An offshore banking unit is a bank’s shell branch that conducts regular banking activities but in foreign currency.
With a view to bringing discipline to the offshore banking programme, the Bangladesh Bank on February 25 issued a full-fledged policy for it. But the policy did not go down well with banks.
Later on April 24, the Association of Bankers, Bangladesh (ABB), a platform of private banks’ managing directors, called upon the central bank to revise the policy, which has made running their OBUs rather difficult.
As a conciliatory move, the BB has revised the policy to allow local companies to take loans from OBUs at LIBOR plus 3.5 percent, a much cheaper rate.
LIBOR is the rate at what banks charge each other for short-term loans in the London interbank market. It also serves as a global benchmark for short-term interest rates. The LIBOR will be followed because the loans will be given in foreign currency.
The OBUs, however, will have to take prior approval from the central bank to provide financing to them.
The joint venture companies housed in export processing and economic zones and hi-tech parks can also take short-term loans from OBU without any prior approval from the BB.
Exporters are also allowed to take funds in advance from the OBUs against their shipments, which is widely known as bill discounting, according to the latest central bank notice.
In the revised policy, banks are also allowed to transfer funds in the form of placement from one OBU to another.
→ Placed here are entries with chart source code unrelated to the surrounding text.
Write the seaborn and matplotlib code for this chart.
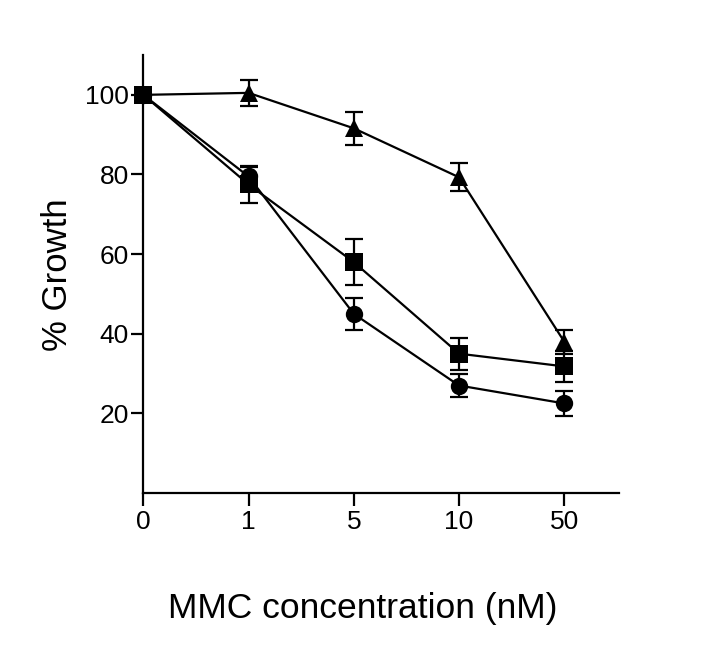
import matplotlib
matplotlib.use("Agg")
import matplotlib.pyplot as plt
import numpy as np
import pandas as pd
import seaborn as sns

# MMC concentration categories (nM), evenly spaced on the axis
doses = ["0", "1", "5", "10", "50"]

circle_mean = [100, 79.5, 45.0, 27.0, 22.5]
circle_err = [0, 2.5, 4.0, 2.8, 3.1]

square_mean = [100, 77.5, 58.0, 35.0, 31.8]
square_err = [0, 4.7, 5.7, 4.0, 3.8]

triangle_mean = [100, 100.5, 91.6, 79.3, 38.0]
triangle_err = [0, 3.3, 4.2, 3.5, 3.0]

sns.set_style("ticks")
plt.rcParams['font.family'] = ['Liberation Sans', 'DejaVu Sans']

fig = plt.figure(figsize=(7.08, 6.64), dpi=100)
ax = fig.add_axes([0.2024, 0.2575, 0.6719, 0.6596])

pos = np.arange(len(doses))
series = [
    (circle_mean, circle_err, "o"),
    (triangle_mean, triangle_err, "^"),
    (square_mean, square_err, "s"),
]

for mean, err, mk in series:
    df = pd.DataFrame({"pos": pos, "growth": mean})
    ax.errorbar(df["pos"], df["growth"], yerr=err, fmt="none", ecolor="black",
                elinewidth=1.6, capsize=6.5, capthick=1.6, clip_on=False, zorder=2)
    sns.lineplot(data=df, x="pos", y="growth", ax=ax, color="black", linewidth=1.6,
                 marker=mk, markersize=12.5 if mk != "^" else 13.5, markeredgewidth=0,
                 clip_on=False, zorder=3)

ax.set_xlim(0, 4.52)
ax.set_ylim(0, 110)
ax.set_xticks(pos)
ax.set_xticklabels(doses)
ax.set_yticks([20, 40, 60, 80, 100])

ax.tick_params(axis="both", labelsize=19, width=1.6, color="black", labelcolor="black")
ax.tick_params(axis="x", length=9, pad=3)
ax.tick_params(axis="y", length=9, pad=1.5)

for side in ["top", "right"]:
    ax.spines[side].set_visible(False)
for side in ["left", "bottom"]:
    ax.spines[side].set_linewidth(1.6)
    ax.spines[side].set_color("black")

ax.set_xlabel("MMC concentration (nM)", fontsize=25.5, color="black")
ax.set_ylabel("% Growth", fontsize=25, color="black")
ax.xaxis.set_label_coords(0.461, -0.226)
ax.yaxis.set_label_coords(-0.146, 0.498)

fig.savefig("out.png", dpi=100)
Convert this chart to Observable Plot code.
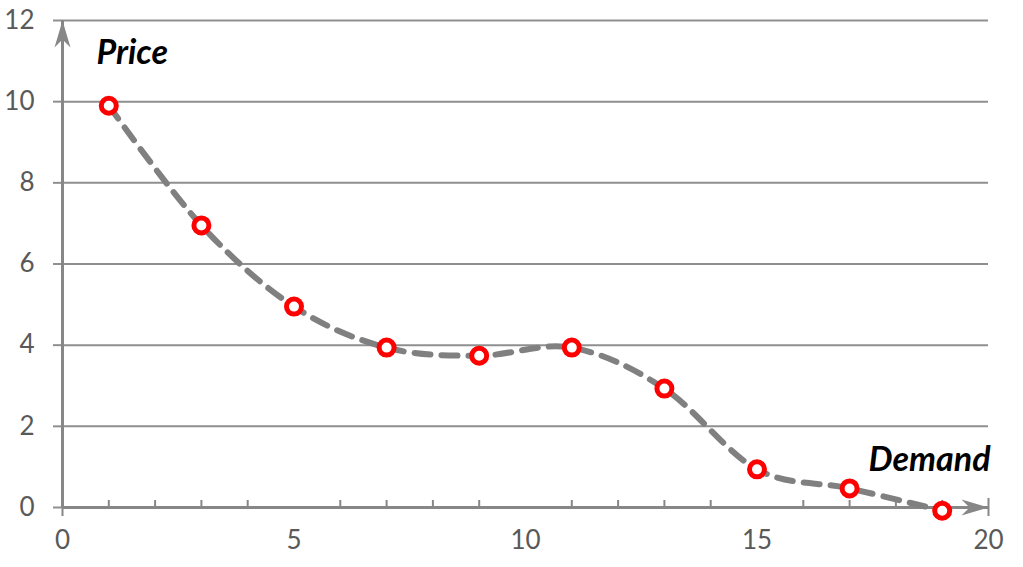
<!DOCTYPE html>
<html><head><meta charset="utf-8">
<script src="https://cdn.jsdelivr.net/npm/d3@7"></script>
<script src="https://cdn.jsdelivr.net/npm/@observablehq/plot@0.6"></script>
<style>
body{margin:0;background:#fff}
#chart svg g[aria-label$="tick label"], #chart svg g[aria-label$="tick label"] text { font-size: 26px !important; }
</style>
</head><body><div id="chart"></div>
<script>
const demand = [1, 3, 5, 7, 9, 11, 13, 15, 17, 19];
const price = [9.9, 6.95, 4.95, 3.94, 3.74, 3.94, 2.93, 0.94, 0.47, -0.08];
const xTicks = [0, 5, 10, 15, 20];
const yTicks = [0, 2, 4, 6, 8, 10, 12];
const xMinor = [1, 2, 3, 4, 6, 7, 8, 9, 11, 12, 13, 14, 16, 17, 18, 19];
const axisEnds = [{x: 0, y: 12, angle: 0}, {x: 20, y: 0, angle: 90}];
const data = demand.map((d, i) => ({demand: d, price: price[i]}));
const gray = "#878787", textGray = "#595959";
// stealth arrowhead symbol, tip at the anchor point, pointing up
const stealth = {
  draw(ctx) {
    ctx.moveTo(0, 0);
    ctx.lineTo(8, 27);
    ctx.lineTo(0, 19);
    ctx.lineTo(-8, 27);
    ctx.closePath();
  }
};
const chart = Plot.plot({
  width: 1023, height: 567,
  marginLeft: 62, marginRight: 35, marginTop: 20, marginBottom: 60,
  x: {domain: [0, 20]},
  y: {domain: [0, 12]},
  style: {fontFamily: "Lato, 'Open Sans', sans-serif", background: "#fff"},
  marks: [
    Plot.gridY(yTicks, {stroke: "#8f8f8f", strokeOpacity: 1, strokeWidth: 2}),
    Plot.axisY(yTicks, {tickSize: 9, stroke: "#8f8f8f", strokeWidth: 2, text: null, label: null}),
    Plot.axisY(yTicks, {tickSize: 0, tickPadding: 28, fontSize: 26, fill: textGray, label: null}),
    Plot.axisX(xTicks, {tickSize: 0, tickPadding: 23, fontSize: 26, fill: textGray, label: null}),
    Plot.axisX(xMinor, {tickSize: -7, stroke: gray, strokeWidth: 2, text: null, label: null}),
    Plot.axisX([0, 20], {tickSize: 9, stroke: gray, strokeWidth: 2, text: null, label: null}),
    Plot.axisX([0, 20], {tickSize: -9, stroke: gray, strokeWidth: 2, text: null, label: null}),
    Plot.ruleX([0], {y1: 0, y2: 12, stroke: gray, strokeWidth: 3}),
    Plot.ruleY([0], {x1: 0, x2: 20, stroke: gray, strokeWidth: 3}),
    Plot.dot(axisEnds, {x: "x", y: "y", rotate: "angle", symbol: stealth, fill: gray, stroke: "none"}),
    Plot.line(data, {x: "demand", y: "price", curve: "cardinal", stroke: "#808080", strokeWidth: 6, strokeDasharray: "16,11", strokeLinecap: "round"}),
    Plot.dot(data, {x: "demand", y: "price", r: 7.5, stroke: "#ff0000", strokeWidth: 5, fill: "#fff", symbol: "circle"}),
    Plot.text(["Price"], {frameAnchor: "top-left", dx: 34, dy: 19, textAnchor: "start", fontSize: 34, fontWeight: "bold", fontStyle: "italic", fill: "#000"}),
    Plot.text(["Demand"], {frameAnchor: "bottom-right", dx: 2, dy: -37, textAnchor: "end", fontSize: 34, fontWeight: "bold", fontStyle: "italic", fill: "#000"})
  ]
});
document.getElementById("chart").appendChild(chart);
</script></body></html>
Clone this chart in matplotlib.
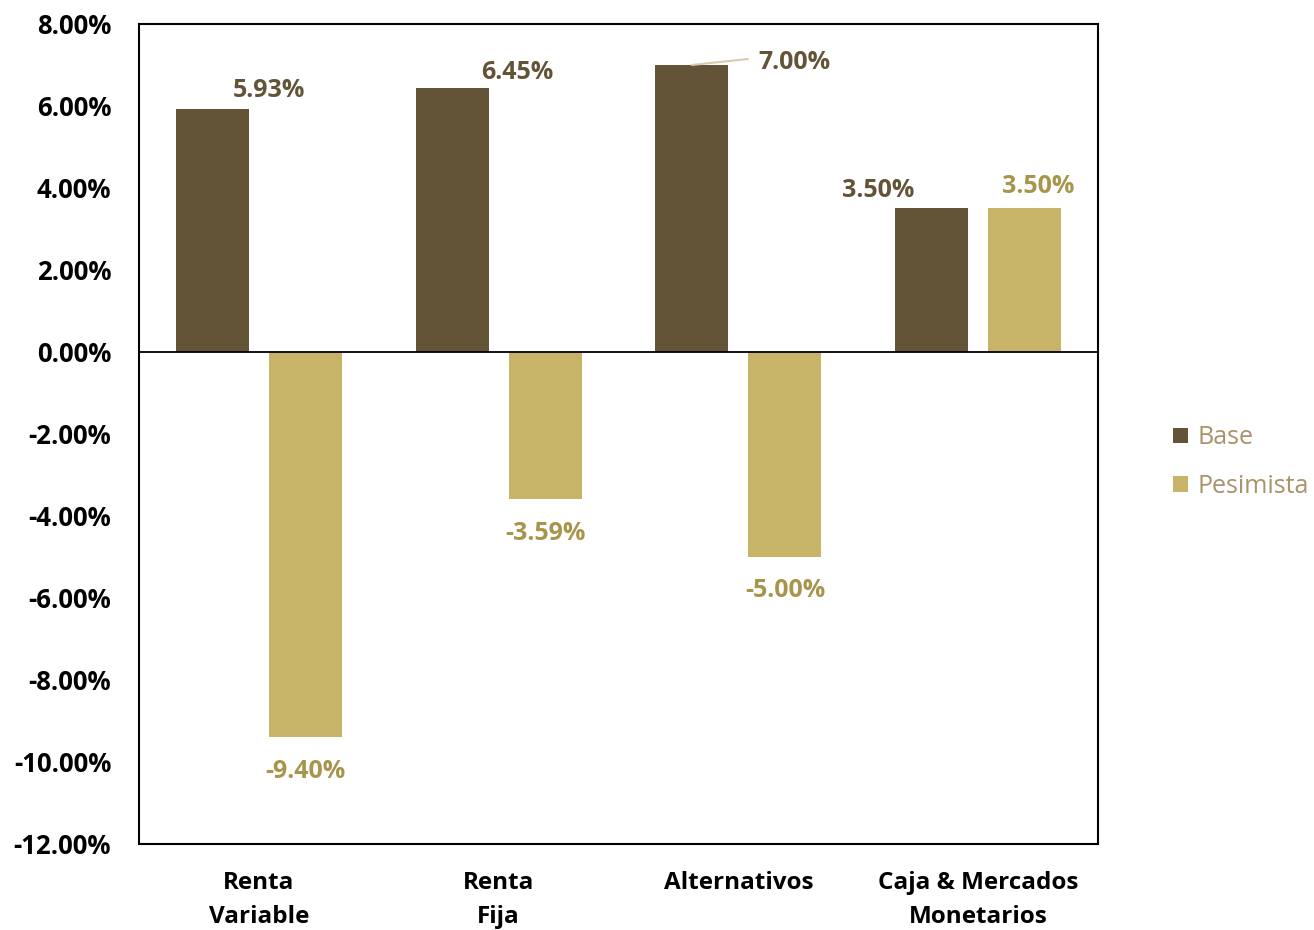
import numpy as np
import matplotlib
matplotlib.use("Agg")
import matplotlib.pyplot as plt
from matplotlib.ticker import FuncFormatter

# data
categories = ["Renta\nVariable", "Renta\nFija", "Alternativos", "Caja & Mercados\nMonetarios"]
base = [5.93, 6.45, 7.00, 3.50]
pesimista = [-9.40, -3.59, -5.00, 3.50]
yticks = [8, 6, 4, 2, 0, -2, -4, -6, -8, -10, -12]

C_BASE = "#635337"
C_PES = "#C8B469"
C_PES_TXT = "#A8954C"
C_LEG_TXT = "#A8926A"

plt.rcParams["font.family"] = ["Open Sans", "DejaVu Sans"]

fig = plt.figure(figsize=(13.14, 9.3), dpi=100)
ax = fig.add_axes([0.1058, 0.0925, 0.7298, 0.8817])

x = np.arange(len(categories))
w = 0.305
off = 0.194
b1 = ax.bar(x - off, base, w, color=C_BASE, label="Base", zorder=2)
b2 = ax.bar(x + off, pesimista, w, color=C_PES, label="Pesimista", zorder=2)

ax.axhline(0, color="black", lw=1.3, zorder=3)
ax.set_ylim(-12, 8)
ax.set_xlim(-0.5, len(categories) - 0.5)
ax.set_yticks(yticks)
ax.yaxis.set_major_formatter(FuncFormatter(lambda v, p: f"{v:.2f}%"))
ax.tick_params(axis="y", length=0, labelsize=18.5, pad=20)
ax.tick_params(axis="x", length=0, labelsize=17.5, pad=19.5)
for t in ax.get_yticklabels():
    t.set_fontweight("bold")
ax.set_xticks(x)
ax.set_xticklabels(categories, fontweight="bold", linespacing=1.55)
for s in ax.spines.values():
    s.set_linewidth(1.5)

# label offsets in pixels (dx, dy) relative to bar end
base_off = [(57, 18), (65, 15), (103, 2), (-53, 18)]
pes_off = [(0, -34), (0, -34), (0, -34), (14, 22)]

for i, r in enumerate(b1):
    xc = r.get_x() + r.get_width() / 2
    dx, dy = base_off[i]
    ax.annotate(f"{base[i]:.2f}%", (xc, base[i]), xytext=(dx, dy),
                textcoords="offset pixels", ha="center", va="center",
                fontsize=18, fontweight="bold", color=C_BASE, zorder=5)
# leader line for Alternativos label
ax.annotate("", (x[2] - off, base[2]), xytext=(56, 6), textcoords="offset pixels",
            arrowprops=dict(arrowstyle="-", color="#D8CCB0", lw=1.5,
                            shrinkA=0, shrinkB=0), zorder=4)

for i, r in enumerate(b2):
    xc = r.get_x() + r.get_width() / 2
    dx, dy = pes_off[i]
    ax.annotate(f"{pesimista[i]:.2f}%", (xc, pesimista[i]), xytext=(dx, dy),
                textcoords="offset pixels", ha="center", va="center",
                fontsize=18, fontweight="bold", color=C_PES_TXT, zorder=5)

leg = fig.legend(handles=[b1, b2], loc="center left", bbox_to_anchor=(0.885, 0.503), frameon=False,
                 fontsize=18, handlelength=0.6, handleheight=0.6, handletextpad=0.4,
                 labelspacing=0.95, borderaxespad=0)
for t in leg.get_texts():
    t.set_color(C_LEG_TXT)

fig.savefig("out.png", dpi=100)
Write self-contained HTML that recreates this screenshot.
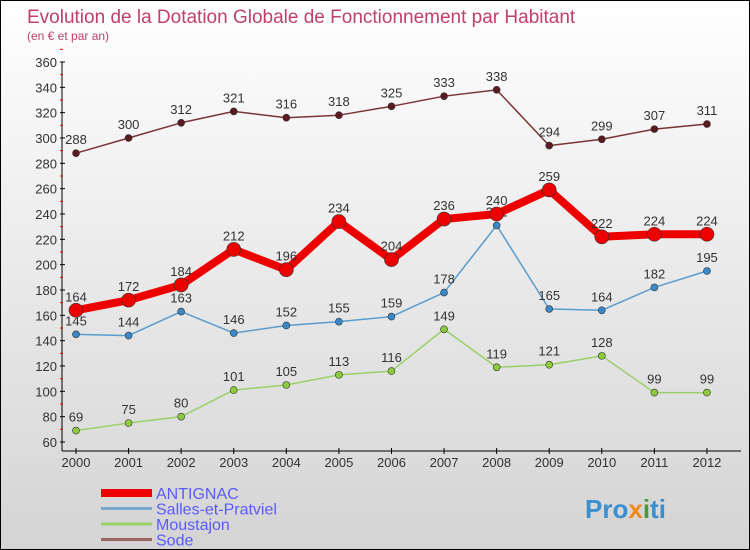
<!DOCTYPE html>
<html><head><meta charset="utf-8"><style>
body{margin:0}
#c{width:750px;height:550px;position:relative;background:linear-gradient(#ffffff,#d4d4d4);box-sizing:border-box;border:1px solid #000;overflow:hidden;font-family:"Liberation Sans",sans-serif}
</style></head><body>
<div id="c">
<svg width="750" height="550" style="position:absolute;left:0;top:0" id="svg">
<text x="26" y="22" font-size="19" fill="#c0406a">Evolution de la Dotation Globale de Fonctionnement par Habitant</text>
<text x="26" y="39" font-size="12" fill="#c0406a">(en € et par an)</text>
<g id="g"></g>
<text x="584" y="517" font-size="26" font-weight="bold" fill="#3a8fd0">Pro<tspan fill="#f08a1c">x</tspan><tspan fill="#4a9a3a">i</tspan>ti</text>
</svg>
</div>
<script>
const years=[2000,2001,2002,2003,2004,2005,2006,2007,2008,2009,2010,2011,2012];
const antignac=[164,172,184,212,196,234,204,236,240,259,222,224,224];
const salles=[145,144,163,146,152,155,159,178,231,165,164,182,195];
const moustajon=[69,75,80,101,105,113,116,149,119,121,128,99,99];
const sode=[288,300,312,321,316,318,325,333,338,294,299,307,311];
const yTicks=[60,80,100,120,140,160,180,200,220,240,260,280,300,320,340,360];
const NS="http://www.w3.org/2000/svg";
const g=document.getElementById('g');
const xS=i=>75+i*52.58;
const yS=v=>441-(v-60)*1.2667;
function el(t,a,p){const e=document.createElementNS(NS,t);for(const k in a)e.setAttribute(k,a[k]);(p||g).appendChild(e);return e;}
let ax=el('line',{x1:61,y1:61,x2:61,y2:450,stroke:'#000'});


let bx=el('line',{x1:61,y1:450,x2:740,y2:450,stroke:'#000'});


yTicks.forEach(v=>{
 el('line',{x1:59,x2:64,y1:yS(v),y2:yS(v),stroke:'#000'});
 el('line',{x1:59,x2:62,y1:yS(v+10),y2:yS(v+10),stroke:'#e00'});
 const t=el('text',{x:56,y:yS(v)+5,'text-anchor':'end','font-size':13,fill:'#333'});t.textContent=v;
 
 
});
years.forEach((y,i)=>{
 el('line',{x1:xS(i),x2:xS(i),y1:447,y2:453,stroke:'#000'});
 const t=el('text',{x:xS(i),y:466,'text-anchor':'middle','font-size':13,fill:'#333'});t.textContent=y;
 
 
});
function series(data,color,dot,w,r,name){
 const p=el('polyline',{points:data.map((v,i)=>xS(i)+','+yS(v)).join(' '),fill:'none',stroke:color,'stroke-width':w,'stroke-linejoin':'round'});
 
 
 data.forEach((v,i)=>{
  const c=el('circle',{cx:xS(i),cy:yS(v),r:r,fill:dot,stroke:'#333','stroke-width':0.6});
  
  
  const t=el('text',{x:xS(i),y:yS(v)-9,'text-anchor':'middle','font-size':13,fill:'#333'});t.textContent=v;
  
  
 });
}
series(moustajon,'#9ad06a','#8ccc3c',1.5,3.5,'moustajon');
series(salles,'#5a9ccc','#3a88c8',1.5,3.5,'salles');
series(sode,'#7a3438','#5a1a20',1.5,3.5,'sode');
series(antignac,'#ee0000','#ee0000',8,7,'antignac');
const leg=[['ANTIGNAC','#ee0000',8],['Salles-et-Pratviel','#7aaad0',3],['Moustajon','#9ad06a',3],['Sode','#9a6460',3]];
leg.forEach((l,i)=>{
 const y=492+i*15.5;
 const ln=el('line',{x1:100,x2:151,y1:y,y2:y,stroke:l[1],'stroke-width':l[2]});
 
 
 const t=el('text',{x:155,y:y+6,'font-size':16,fill:'#5a5aff'});t.textContent=l[0];
 
 
});
</script>
</body></html>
This will help the OBUs ease their liquidity crunch instantly as they can borrow from their peers, said a BB official who worked on the revised policy.
The central bank, however, did not entertain the ABB’s demand to scrap the clause of keeping statutory liquidity ratio (SLR) and cash reserve ratio (CRR) for the OBUs.
Banks have to keep 13 percent of their OBUs’ total liabilities as SLR and 5.50 percent as CRR from July 1.
The OBUs do not have to maintain separate nostro accounts with their foreign correspondent banks as well; their mother banks’ accounts will suffice.
A nostro account is an account that a bank holds in a foreign currency in a foreign bank.